Nato a Trellech nel 1872, Bertrand Russell è stato un celebre filosofo, matematico, saggista e soprattutto attivista britannico. Deceduto a 98 anni nel 1970, ha assistito a differenti fasi cruciali della storia moderna mondiale, sviluppando quella che oggi è nota come la teoria del pacifismo relativo dopo aver assistito agli orrori della guerra.
Pensiero politico
Nobile, in quanto in possesso del titolo di marchese, era membro della Camera dei Lord. Non si limitò però ad osservare la vita scorrere, placida o meno, dall’altro dei suoi privilegi. Fisse a pieno e spronò tantissimi a ragionare, fino a raggiungere teorie non facilmente accolte in ogni ambiente. A dimostrazione del suo genio, quando in una fase della sua esistenza decise di dedicarsi alla letteratura, ottenne il premio Nobel (1950, ndr).
Guardando al suo pensiero politico, lo si potrebbe definire un libertario. Il miglior governo possibile, stando alla sua visione del mondo, si concretizza in una forma di federazione mondiale, caratterizzata da comunità libere. Una vera e propria utopia, che almeno in teoria insegue per tutta la sua vita. Un’idea alla quale non giunge da solo, anzi. Il pensiero di Thomas Mann giunge a medesime conclusioni, infatti.
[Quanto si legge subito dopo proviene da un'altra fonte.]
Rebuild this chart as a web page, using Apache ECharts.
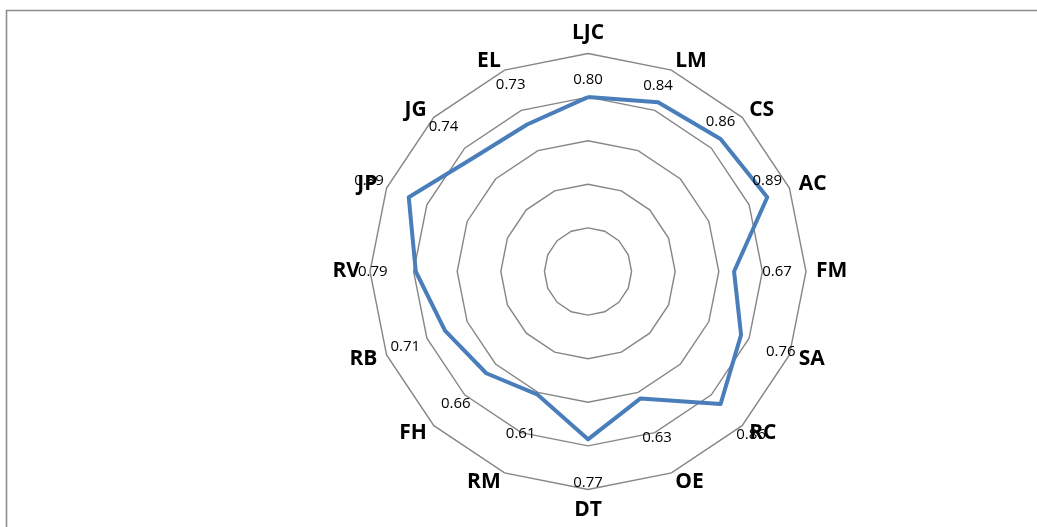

Allo scoppio della prima guerra mondiale, nella prima fase del secolo scorso, si oppone fortemente alla discesa in campo del Regno Unito. Il suo attivismo non viene di certo ben accolto dal governo del tempo, considerando come per i suoi discorsi perse la cattedra al Trinity College di Cambridge. Come se non bastasse, venne incarcerato. La sua colpa? Essere un “dissidente”.
Pacifismo relativo
Considerando quanto appena detto, ovvero la sua forte opposizione alla discesa in guerra del Regno Unito durante la prima guerra mondiale, Bertrand Russell sarebbe facilmente definibile come un pacifista.
Nel suo caso, però, il concetto si fa più complesso. Non è infatti distaccato dalla realtà nel suo modo di approcciarsi al mondo. Non crede che restare immobili e scegliere di non combattere possa bastare a fermare soldati armati di fucili, pronti a prendersi il mondo intero.
Per questo sviluppa la teoria del pacifismo relativo. Allo scoppio della seconda guerra mondiale, è fautore di una politica d’apertura, o per meglio dire vorrebbe far partire un dialogo con Hitler e i nazisti: “Invitandolo a cena e servendogli il miglior vino”.
Nelle sue disquisizioni, ipotizzava la possibilità di spingerlo verso posizioni quantomeno ragionevoli, nonostante le leggi antiebraiche e il riarmo. I fatti però gli danno estremamente torto, considerando l’assoluta impossibilità di trovare un terreno comune, date le teorie proclamate, che andavano ben oltre il nazionalismo che le aveva partorite.
Nel 1940 ammette chiaramente la necessità di combattere Hitler con determinazione e risolutezza. Continua dunque a credere che la guerra sia un male atroce, e vorrebbe poter sempre scegliere la via del pacifismo, del dialogo e della politica. Non è però sempre possibile ed esistono casi estremi, come l’esistenza di Hitler e la sua salita al potere appunto, nei quali il mondo è talmente a rischio da trasformare di colpo la guerra nel male minore. Una posizione analoga a quella espressa nei confronti di Stalin.